Tuesday, July 25, 2006

Arab League Divided

From the [Kuwait] Arab Times, 24th July 2006 : Web Edition No: 12588, by Editor-in-Chief: Ahmed Jarallah ...

Kuwait backs ‘Arab summit’ as Yemen decides to pull proposal; ‘Meeting could lead to further divisions’

SANAA (RTRS): Yemen withdrew on Sunday a proposal for an emergency Arab summit on Middle East violence, saying such a meeting would only widen political schisms among Arab governments. Yemen’s Foreign Minister Abubakr al-Qirbi made the announcement as a senior official in the Cairo-based Arab League said the organisation was one vote shy of a two-thirds majority needed to convene a meeting. “Yemen has withdrawn its call for an emergency Arab summit, out of fear that such a meeting would lead to deeper divisions and wider schisms within Arab ranks,” Qirbi told reporters.

Yemen first proposed the meeting shortly after Israel started bombarding Lebanon 12 days ago after Hezbollah guerrillas captured two Israeli soldiers. Israel also stepped up attacks on Gaza after Palestinians captured another soldier. Since then, Saudi Arabia has directly criticised Hezbollah, saying it had embarked on an ill-considered adventure. Syria, the only Arab government that openly backs Palestinian militant group Hamas and Hezbollah, has said its position towards the summit would depend on whether it would support the guerrillas.

Diplomats say other Arab governments friendly with the United States also consider Hezbollah’s kidnapping of the soldiers a mistake....In Cairo, a senior Arab League official said on Sunday that Somalia, Mauritania, Kuwait, Oman, the United Arab Emirates and the Comoros Islands had joined seven other Arab League members to support a Yemeni proposal for a summit. At least 15 governments in the 22-member Arab League must agree before a summit can go ahead, but more could do so in the days to come. Egypt, Qatar, Algeria, Lebanon, Djibouti, Sudan and the Palestinians had signed on earlier.

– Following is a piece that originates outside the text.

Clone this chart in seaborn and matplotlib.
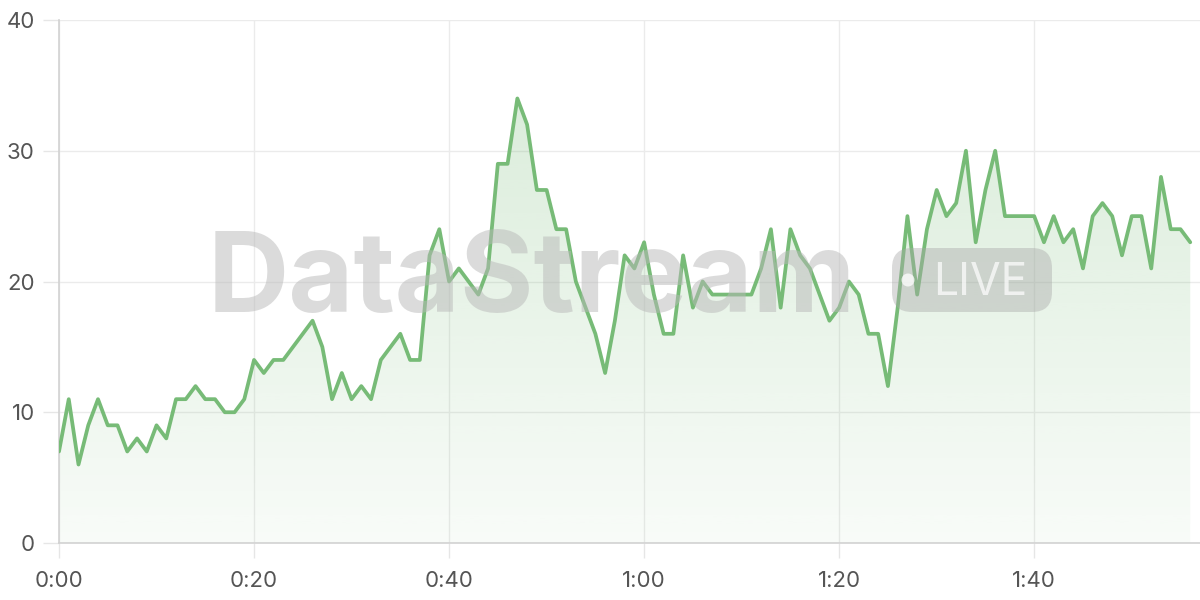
import numpy as np
import pandas as pd
import matplotlib
matplotlib.use("Agg")
import matplotlib.pyplot as plt
import seaborn as sns
from matplotlib.patches import FancyBboxPatch, Circle
from matplotlib.transforms import IdentityTransform

# ---- data ----
seconds = list(range(117))
values = [7, 11, 6, 9, 11, 9, 9, 7, 8, 7,
          9, 8, 11, 11, 12, 11, 11, 10, 10, 11,
          14, 13, 14, 14, 15, 16, 17, 15, 11, 13,
          11, 12, 11, 14, 15, 16, 14, 14, 22, 24,
          20, 21, 20, 19, 21, 29, 29, 34, 32, 27,
          27, 24, 24, 20, 18, 16, 13, 17, 22, 21,
          23, 19, 16, 16, 22, 18, 20, 19, 19, 19,
          19, 19, 21, 24, 18, 24, 22, 21, 19, 17,
          18, 20, 19, 16, 16, 12, 18, 25, 19, 24,
          27, 25, 26, 30, 23, 27, 30, 25, 25, 25,
          25, 23, 25, 23, 24, 21, 25, 26, 25, 22,
          25, 25, 21, 28, 24, 24, 23]
x_ticks = [0, 20, 40, 60, 80, 100]
x_tick_labels = ["0:00", "0:20", "0:40", "1:00", "1:20", "1:40"]
y_ticks = [0, 10, 20, 30, 40]
watermark = "DataStream"
badge = "LIVE"

df = pd.DataFrame({"t": seconds, "v": values})

LINE = "#77bb77"

sns.set_theme(style="white")
plt.rcParams["font.family"] = ["Inter", "DejaVu Sans"]

fig = plt.figure(figsize=(12, 6), dpi=100)
ax = fig.add_axes([59 / 1200, 57 / 600, 1 - 59 / 1200, (543 - 20) / 600])

ax.set_xlim(0, 117)
ax.set_ylim(0, 40)

# grid
ax.set_xticks(x_ticks)
ax.set_xticklabels(x_tick_labels)
ax.set_yticks(y_ticks)
ax.grid(True, color="#ebebeb", linewidth=1.0)
ax.set_axisbelow(True)

# gradient fill under the curve
poly = ax.fill_between(df["t"], df["v"], 0, color="none", linewidth=0, zorder=2)
grad = np.zeros((256, 1, 4))
rgb = matplotlib.colors.to_rgb(LINE)
grad[:, 0, 0:3] = rgb
grad[:, 0, 3] = np.linspace(0.05, 0.30, 256)  # bottom -> top
img = ax.imshow(grad, extent=[0, max(seconds), 0, 40], origin="lower",
                aspect="auto", zorder=2, interpolation="bilinear")
path = poly.get_paths()[0]
img.set_clip_path(path, transform=ax.transData)

# watermark
fig.text(208 / 1200, 1 - 312 / 600, watermark, fontsize=81, fontweight="bold",
         color="#b8b8b8", alpha=0.5, ha="left", va="baseline", zorder=3,
         family=["Inter", "DejaVu Sans"])
pill = FancyBboxPatch((892, 600 - 312), 160, 64,
                      boxstyle="round,pad=0,rounding_size=20",
                      transform=IdentityTransform(), facecolor="#a8a8a8",
                      edgecolor="none", alpha=0.42, zorder=3)
fig.patches.append(pill)
dot = Circle((908, 600 - 280), 6.5, transform=IdentityTransform(),
             facecolor="white", edgecolor="none", alpha=0.75, zorder=4)
fig.patches.append(dot)
fig.text(933 / 1200, 1 - 295 / 600, badge, fontsize=32, color="white",
         alpha=0.7, ha="left", va="baseline", zorder=4,
         family=["Inter", "DejaVu Sans"])

# line
sns.lineplot(data=df, x="t", y="v", ax=ax, color=LINE, linewidth=2.7, zorder=5)

ax.set_xlabel("")
ax.set_ylabel("")

for s in ["top", "right"]:
    ax.spines[s].set_visible(False)
for s in ["left", "bottom"]:
    ax.spines[s].set_color("#d2d2d2")
    ax.spines[s].set_linewidth(1.2)

ax.tick_params(axis="y", length=11.5, width=1, color="#e6e6e6", pad=6,
               labelsize=16, labelcolor="#555555", left=True)
ax.tick_params(axis="x", length=11, width=1, color="#e6e6e6", pad=9,
               labelsize=16, labelcolor="#555555", bottom=True)

fig.savefig("out.png", dpi=100)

.... Egyptian President Hosni Mubarak has said Arab countries must agree on the main points before the leaders meet. Arab foreign ministers held an emergency meeting in Cairo earlier in July on the violence and called for a ceasefire. Only Saudi Arabia has criticised Hezbollah directly, referring to its military operation at the Lebanese border to seize two Israeli soldiers as an ill-considered adventure. That attack prompted Israel to launch its offensive. But in private, other Arab governments friendly with the United States consider the Hezbollah operation a mistake, diplomats say.